Selfies without the self

These are my remarks from an American Studies Association panel on selfies on November 6.
Taking selfies is routinely derided as narcissistic, a procedure of solipsistic self-regard in which one obsesses over one’s own image. But selfies are not solipsistic; they are only selfies if they circulate. The term selfie not only labels an image’s content (though this usage is slipping, as when TD Bank invites me to “take a check selfie” to deposit it), but it also describes a distribution process. Selfie is shorthand not just for pictures you take of yourself but instead for one’s “self in social media” – one’s self commoditized to suit the logistics of networks.

As art critic Brian Droitcour writes:

Producing a reflection of your image in Instagram always involves an awareness of the presence of others, the knowledge that your selfie is flaking and refracting in their phones. Labeling this reflection #selfie tacitly recognizes the horizontal proliferation of reflections, the dissolution of personhood in the network. The real narcissists are the ones who never take selfies. They imagine their self as autonomous, hermetic—too precious to be shared.

If selfies are not narcissistic, sometimes they are perceived to be the opposite, too performatively strategic. Posting selfies is often seen as part of an effort to build social capital, an effort to deploy the self in a social network to gain attention, reputation, influence, and so on. It instrumentalizes self-representation; selfies are a way to explicitly conflate ourselves with objects to be manipulated. If Droitcour is right, selfies, when they enter circulation, aren't a matter self-expression (as their defenders sometimes claim) but self-surrender. This could be a precursor to moving past the political limits of individualism, yet selfies nonetheless exemplify an instrumental attitude toward the self that may block intersubjectivity. You can "flake or refract" me, selfies seem to say, but only at the level of these images. This locks the terms of interpersonal engagement at the level of image exchange.

Selfies may be mistaken for autonomous self-expression: an assertive, short-circuiting gesture that recuperates the communication/surveillance platforms that otherwise contain the self. But selfies don’t tap a suppressed inner essence; they develop the “self” as an artisanal product line. What they express depends less on what they depict then on how well they circulate, what uses they are put to within networks.

The selfie commemorates the moment when external social control — the neoliberal command to develop a self as a kind a capital stock and serially reproduce oneself in self-advertisements — is internalized as crypto-defiance. I'm not going to consume their images, I'm going to make one of my own, take control of how I’m seen!

With selfies we can think we are asserting an agency that escapes control, though this is control’s exact contemporary mechanism: producing ourselves as an object for the network, performing the obligatory work of identity construction in a captured, preformatted space. Selfies, then, primarily signal the availability of the self to the network.

The practice of selfie-making doesn't eradicate the infrastructure of commercially exploitable identity that is embedded in the media tools for "expressing" it. The selfie doesn't invent a language of identity; it marks a voluntary entry into established codes, reinforcing their validity even if a particular selfie tries to subvert them.
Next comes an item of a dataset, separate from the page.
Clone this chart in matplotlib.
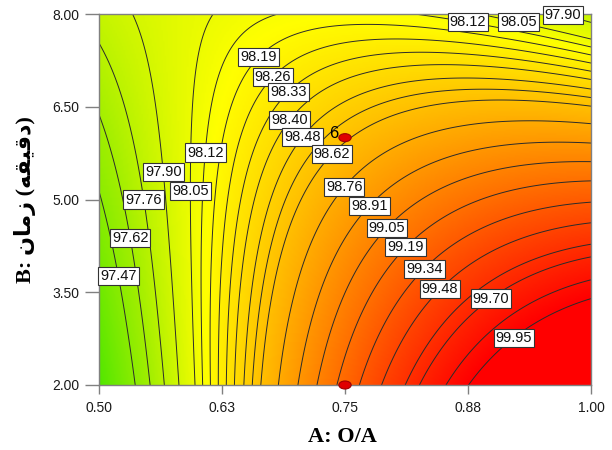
import numpy as np
import matplotlib.pyplot as plt
from matplotlib.colors import LinearSegmentedColormap, Normalize
from matplotlib.patches import Ellipse

plt.rcParams['font.family'] = ['Liberation Sans', 'DejaVu Sans']

# reduced cubic model in coded factors
# x = (A - 0.75) / 0.25, y = (B - 5) / 3
# terms: 1, x, y, xy, x^2, y^2, x^2 y, x y^2
coef_vals = [98.80, 0.934, -0.55, -0.826, -0.4125, -0.105, 0.0875, -0.105]

levels = [97.47, 97.62, 97.76, 97.90, 98.05, 98.12, 98.19, 98.26, 98.33,
          98.40, 98.48, 98.55, 98.62, 98.76, 98.91, 99.05, 99.19, 99.34,
          99.48, 99.62, 99.70, 99.84, 99.95]

# contour labels and where they sit
label_levels = [98.19, 98.26, 98.33, 98.40, 98.48, 98.62, 98.12, 97.90,
                98.05, 97.76, 97.62, 97.47, 98.76, 98.91, 99.05, 99.19,
                99.34, 99.48, 99.70, 99.95, 98.12, 98.05, 97.90]
label_A = [0.662, 0.679, 0.699, 0.702, 0.718, 0.752, 0.616, 0.572,
           0.600, 0.551, 0.535, 0.523, 0.762, 0.787, 0.803, 0.822,
           0.837, 0.851, 0.899, 0.916, 0.874, 0.925, 0.968]
label_B = [7.31, 6.93, 6.63, 6.19, 5.87, 5.50, 5.74, 5.45,
           5.14, 5.02, 4.38, 3.78, 5.02, 4.72, 4.38, 4.07,
           3.78, 3.49, 3.38, 2.89, 7.81, 7.77, 7.80]

# design points
design_A = [0.75, 0.75]
design_B = [6.0, 2.0]
design_reps = ['6', '']

a_ticks = [0.5, 0.625, 0.75, 0.875, 1.0]
a_ticklabels = ['0.50', '0.63', '0.75', '0.88', '1.00']
b_ticks = [2.0, 3.5, 5.0, 6.5, 8.0]
b_ticklabels = ['2.00', '3.50', '5.00', '6.50', '8.00']

# green -> yellow -> red ramp
cmap_vals = [97.05, 97.60, 98.15, 98.70, 99.20, 99.95]
cmap_cols = ['#4de600', '#a0ee00', '#ffff00', '#ffb400', '#ff6e00', '#ff0000']

A = np.linspace(0.5, 1.0, 301)
B = np.linspace(2.0, 8.0, 301)
AA, BB = np.meshgrid(A, B)
x = (AA - 0.75) / 0.25
y = (BB - 5.0) / 3.0
b0, b1, b2, b12, b11, b22, b112, b122 = coef_vals
Z = (b0 + b1 * x + b2 * y + b12 * x * y + b11 * x ** 2 + b22 * y ** 2
     + b112 * x ** 2 * y + b122 * x * y ** 2)

norm = Normalize(cmap_vals[0], cmap_vals[-1], clip=True)
stops = [(float(norm(v)), c) for v, c in zip(cmap_vals, cmap_cols)]
cmap = LinearSegmentedColormap.from_list('ramp', stops)

fig = plt.figure(figsize=(6.12, 4.5), dpi=100)
ax = fig.add_axes([99 / 612, 1 - 385 / 450, 492 / 612, 371 / 450])
ax.imshow(Z, extent=(0.5, 1.0, 2.0, 8.0), origin='lower', aspect='auto',
          cmap=cmap, norm=norm, interpolation='bilinear')
ax.set_xlim(0.5, 1.0)
ax.set_ylim(2.0, 8.0)
cs = ax.contour(AA, BB, Z, levels=levels, colors='#2b2b2b', linewidths=0.7)


def label_on(level, a, b):
    # put the value box on the nearest point of that level's line
    pts = np.vstack(cs.allsegs[levels.index(level)])
    disp = ax.transData.transform(pts)
    target = ax.transData.transform((a, b))
    k = np.argmin(((disp - target) ** 2).sum(axis=1))
    ax.text(pts[k, 0], pts[k, 1], f'{level:.2f}', ha='center', va='center',
            fontsize=10.5, color='#111111', zorder=6,
            bbox=dict(boxstyle='square,pad=0.14', fc='white', ec='#333333', lw=0.8))


for lev, a, b in zip(label_levels, label_A, label_B):
    label_on(lev, a, b)

for a, b, r in zip(design_A, design_B, design_reps):
    ax.add_patch(Ellipse((a, b), width=0.0125, height=0.13, fc='#e00000',
                         ec='#a00000', lw=0.8, clip_on=False, zorder=7))
    if r:
        ax.annotate(r, (a, b), xytext=(-8, 3), textcoords='offset points',
                    ha='center', va='center', fontsize=12, color='#000000')

ax.set_xticks(a_ticks, a_ticklabels)
ax.set_yticks(b_ticks, b_ticklabels)
ax.tick_params(axis='x', length=6.5, width=1, color='#808080', pad=5,
               labelsize=10, labelcolor='#1a1a1a')
ax.tick_params(axis='y', length=10, width=1, color='#808080', pad=4,
               labelsize=10, labelcolor='#1a1a1a')
for s in ax.spines.values():
    s.set_color('#808080')
    s.set_linewidth(1)

fig.text(342 / 612, 1 - 437 / 450, 'A: O/A', ha='center', va='center',
         fontsize=16, fontweight='bold', family=['Liberation Serif', 'DejaVu Sans'])
ylab = 'B: ' + '\uFEE5\uFE8E\uFEE3\uFEAF' + ' (' + '\uFEEA\uFED8\uFEF4\uFED7\uFEA9' + ')'
fig.text(25 / 612, 1 - 200 / 450, ylab, ha='center', va='center', rotation=90,
         fontsize=16, fontweight='bold', family=['Liberation Serif', 'DejaVu Sans'])

fig.savefig('out.png', dpi=100)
Alexander Galloway claims that the economic mobilization of self-production that selfies epitomize have prompted a new "politics of disappearance":

The operative political question today, thus, in the shadow of digital markets is … the exodus question: first posed as "what are we going to do without them?" and later posed in a more sophisticated sense as "what are we going to do without ourselves?"

Maybe selfies are a step in the direction of answering that. The selfie is sometimes condemned for its inauthenticity, but in its explicit constructedness, the selfie may herald the emergence of a postauthentic self: a overtly manufactured self that is confirmed and rendered coherent in an audience’s reactions and always changing with each image, as opposed to a static “real self.”

In other words, selfies assault the notion of autonomous, persistent, transcendent identity. Intentionally or not, the willingness to take them and share them demonstrates you don’t believe in the “authentic” self inside but instead in the desire to be remade anew in any given moment. Selfie taking recognizes that the notion of the “self” always implies another’s point of view on it, a perspective that generates it. The act of taking a selfie simulates and evokes that outside point of view. It makes our self real to us, something we can experience and consume, at the expense of pretending to be someone else as we look.

The selfie breaks us out of the cage of static identity, but the platforms they are posted to shove us back in, associating and attempting to integrate all the data they generate. The platforms affirm that I’m a discrete self, one baseball card in their pack, with my statistics always printed on the back.